東北地盤で関東にも展開するラーメンチェーンの「幸楽苑」。かつては税抜290円という破格の値段で中華そばを提供し、庶民の味方として大いに存在感を放っていました。しかし、全盛期は500店舗を超えていたのに、現在では400店舗程度しかありません。直近の4年間で100店舗も減少しているのです。実のところ、規模縮小はコロナ禍以前からの既定路線だったようです。幸楽苑の沿革、そして業績が悪化してしまった背景について解説します。
「幸楽苑」の由来は?
幸楽苑は1954年に福島県会津若松市で誕生した「味よし食堂」から始まりました。当時はうどん(20円)、らーめん(35円)などのメニューを提供していました。創業者が東京の「幸楽飯店」で修業し看板を譲られたことから1967年に店名を「幸楽苑」に変更したようです。
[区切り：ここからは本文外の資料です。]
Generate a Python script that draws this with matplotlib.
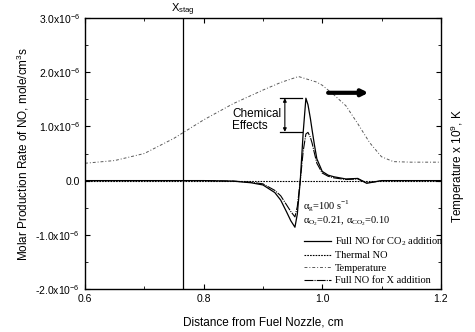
import matplotlib.pyplot as plt
from matplotlib.lines import Line2D
from matplotlib.ticker import MultipleLocator

plt.rcParams['font.family'] = ['Liberation Sans', 'DejaVu Sans']
plt.rcParams['mathtext.fontset'] = 'custom'
plt.rcParams['mathtext.rm'] = 'Liberation Sans'

# temperature profile, drawn on the left scale (x 1e-6)
x_temp = [0.6, 0.65, 0.7, 0.75, 0.8, 0.85, 0.9, 0.93, 0.96, 0.99, 1.0, 1.02,
          1.04, 1.06, 1.08, 1.1, 1.12, 1.15, 1.2]
temp = [0.32, 0.37, 0.50, 0.78, 1.12, 1.42, 1.67, 1.81, 1.92, 1.82, 1.76, 1.58,
        1.38, 1.05, 0.70, 0.44, 0.35, 0.34, 0.34]

# NO production rates, 1e-6 mole/cm3s
x_no = [0.6, 0.7, 0.8, 0.85, 0.88, 0.9, 0.92, 0.93, 0.94, 0.947, 0.954, 0.958,
        0.963, 0.968, 0.9725, 0.976, 0.98, 0.983, 0.987, 0.991, 1.0, 1.01,
        1.02, 1.04, 1.06, 1.075, 1.09, 1.1, 1.15, 1.2]
full_co2 = [0, 0, 0, -0.01, -0.04, -0.08, -0.22, -0.36, -0.58, -0.74, -0.86, -0.62,
            0.0, 0.9, 1.52, 1.40, 1.15, 0.93, 0.65, 0.40, 0.17, 0.10,
            0.07, 0.03, 0.04, -0.05, -0.02, 0, 0, 0]
full_x = [0, 0, 0, -0.01, -0.03, -0.06, -0.18, -0.28, -0.45, -0.57, -0.67, -0.48,
          0.0, 0.55, 0.86, 0.89, 0.80, 0.69, 0.50, 0.32, 0.14, 0.08,
          0.05, 0.02, 0.03, -0.04, -0.02, 0, 0, 0]
thermal = [0] * len(x_no)

x_stag = 0.765
yticks = [-2, -1, 0, 1, 2, 3]
ytick_labels = ['-2.0x10$^{-6}$', '-1.0x10$^{-6}$', '0.0',
                '1.0x10$^{-6}$', '2.0x10$^{-6}$', '3.0x10$^{-6}$']

fig = plt.figure(figsize=(4.75, 3.32), dpi=100)
ax = fig.add_axes([0.179, 0.1295, 0.749, 0.8163])

ax.plot(x_temp, temp, color='0.35', lw=0.7, ls=(0, (3, 2, 1, 2)))
ax.plot(x_no, thermal, color='k', lw=0.8, ls=(0, (1.5, 1)))
ax.plot(x_no, full_x, color='k', lw=0.8, ls=(0, (8, 1, 1, 1)))
ax.plot(x_no, full_co2, color='k', lw=0.9)
ax.axvline(x_stag, color='k', lw=0.9)

ax.set_xlim(0.6, 1.2)
ax.set_ylim(-2, 3)
ax.set_xticks([0.6, 0.8, 1.0, 1.2])
ax.set_xticklabels(['0.6', '0.8', '1.0', '1.2'])
ax.xaxis.set_minor_locator(MultipleLocator(0.1))
ax.set_yticks(yticks)
ax.set_yticklabels(ytick_labels)
ax.yaxis.set_minor_locator(MultipleLocator(0.5))
ax.tick_params(which='both', direction='in', top=True, right=True, labelsize=7.5)
ax.tick_params(which='major', length=3.5)
ax.tick_params(which='minor', length=2)
for s in ax.spines.values():
    s.set_linewidth(1.0)

ax.set_xlabel('Distance from Fuel Nozzle, cm', fontsize=8.5, labelpad=9)
ax.set_ylabel('Molar Production Rate of NO, mole/cm$^3$s', fontsize=8.5, labelpad=3)
fig.text(0.965, 0.5, 'Temperature x 10$^9$, K', rotation=90, fontsize=8.5,
         ha='center', va='center')

ax.text(x_stag, 3.0, 'X$_\\mathregular{stag}$', fontsize=8, ha='center', va='bottom')

# chemical effects bracket
ax.plot([0.929, 0.966], [1.52, 1.52], color='k', lw=0.9)
ax.plot([0.929, 0.966], [0.90, 0.90], color='k', lw=0.9)
ax.annotate('', xy=(0.937, 1.52), xytext=(0.937, 0.90),
            arrowprops=dict(arrowstyle='<|-|>', lw=0.8, color='k', mutation_scale=5,
                            shrinkA=0, shrinkB=0))
ax.text(0.848, 1.12, 'Chemical\nEffects', fontsize=8.5, ha='left', va='center',
        linespacing=1.05)

# arrow pointing to temperature axis
ax.annotate('', xy=(1.078, 1.62), xytext=(1.01, 1.62),
            arrowprops=dict(arrowstyle='-|>', lw=3, color='k', mutation_scale=9,
                            shrinkA=0, shrinkB=0))

serif = ['Liberation Serif', 'DejaVu Serif']
ax.text(0.967, -0.47, 'α$_\\mathregular{g}$=100 s$^\\mathregular{-1}$', fontsize=7.5,
        family=serif, va='center')
ax.text(0.967, -0.75, 'α$_\\mathregular{O_2}$=0.21, α$_\\mathregular{CO_2}$=0.10',
        fontsize=7.5, family=serif, va='center')

handles = [Line2D([], [], color='k', lw=0.9),
           Line2D([], [], color='k', lw=0.8, ls=(0, (1.5, 1))),
           Line2D([], [], color='0.35', lw=0.7, ls=(0, (3, 2, 1, 2))),
           Line2D([], [], color='k', lw=0.8, ls=(0, (8, 1, 1, 1)))]
labels = ['Full NO for CO$_\\mathregular{2}$ addition', 'Thermal NO', 'Temperature',
          'Full NO for X addition']
ax.legend(handles, labels, loc='lower left', bbox_to_anchor=(0.612, 0.01),
          frameon=False, borderaxespad=0, borderpad=0.1, handlelength=2.6,
          handletextpad=0.4, labelspacing=0.3, prop={'family': serif, 'size': 7.5})

fig.savefig('out.png', dpi=100)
福島県内で出店を続けながら1975年には県内に初の自社工場を設置し、餃子と自家製麺の製造を開始しました。80年代からは宮城・新潟と県外にも進出し、90年代には千葉・埼玉にも進出しました。現在、東京都には約30店舗ありますが、都内の第1号店は2000年にオープンしています。その後は小規模ながら関西にも進出し、2015年にはHD化しました。
かつては低価格がウリだったが…
幸楽苑のメニューは各ジャンルのバリエーションが豊富です。らーめんは主に醤油・味噌・塩と3種類に分類されていますが、例えば塩らーめんの場合、通常の「塩らーめん」の他に「塩ねぎらーめん」や「塩野菜らーめん」などがあり、塩系だけでも9種類の商品があります。ファミリー層をターゲットとしているため、あっさり目のメニューが多い印象です。
ここ最近感じられる変化としては、かつては低価格がウリでしたが、値上げラッシュにより中華そばが490円になるなど、近年ではコスパがよかった印象が薄くなっています。
低価格戦略で全国展開を目指すも…
幸楽苑は主にロードサイドに進出しており、店舗はほぼ直営店です。2023年4月現在、国内に422店舗あり、県別では福島・57店舗、宮城・44店舗と東北の店舗数が多く、東京・29店舗、千葉・46店舗、埼玉40店舗と関東にも進出しています。一方、愛知・3店舗、大阪・2店舗、兵庫・1店舗と西日本にはほぼ進出できていないようです。